Musically the performance was splendid with the Mazaika Duo of Sarah Harrison on violin and Igor Outkine on bandoneon (it’s like an accordion, but German and synonymous with Tango. I had to look it up!) in role as the house band. Igor’s splendid bel canto tenor also provided a fine contrast to the beautiful singing of Patrissia in eight shared songs of love, madness, loss and regret.
Two couples prowled and sleazed across the floor; lost in the hypnotic music and giving vertical expression to their horizontal intentions! At the bar a hopeful young lady and a pair of young men: one drinking himself into a stupor and the other trying to pluck up the courage to ask the young lady to dance. This provided a nicely judged element of comedy as, when he finally got the young lady on the floor he proved as inept on his feet as he had on the chat!
Where the piece faltered somewhat was in the linking material between songs and dance. The majority of this was delivered by Ms.
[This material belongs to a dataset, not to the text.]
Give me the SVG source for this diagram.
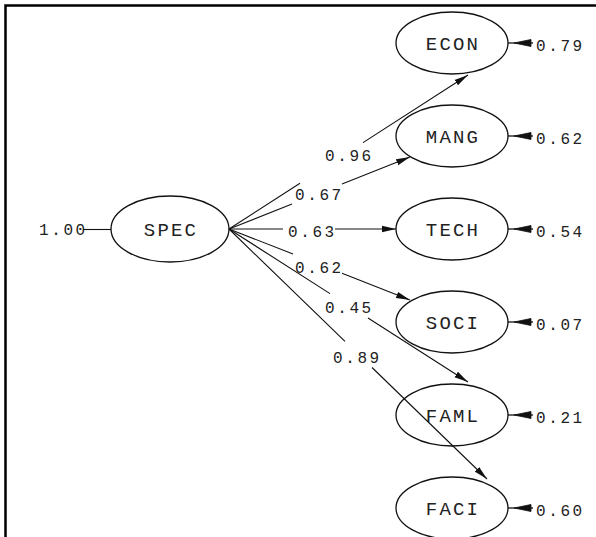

Cuberos in monologue and consequently the pace was a little uneven – dialogue would have involved the rest of the cast more and helped the piece as a whole to flow more evenly.
Accompanying the show was the most complete set of programme notes I have ever come across: in depth biographies of the participants; personal notes and explanation for the piece itself and translations of all the songs from Spanish to English – extremely useful.
The piece was well suited to the intimacy of the Pegasus Theatre, whose Fair Trade refreshment policy is to be praised and was thoroughly enjoyed!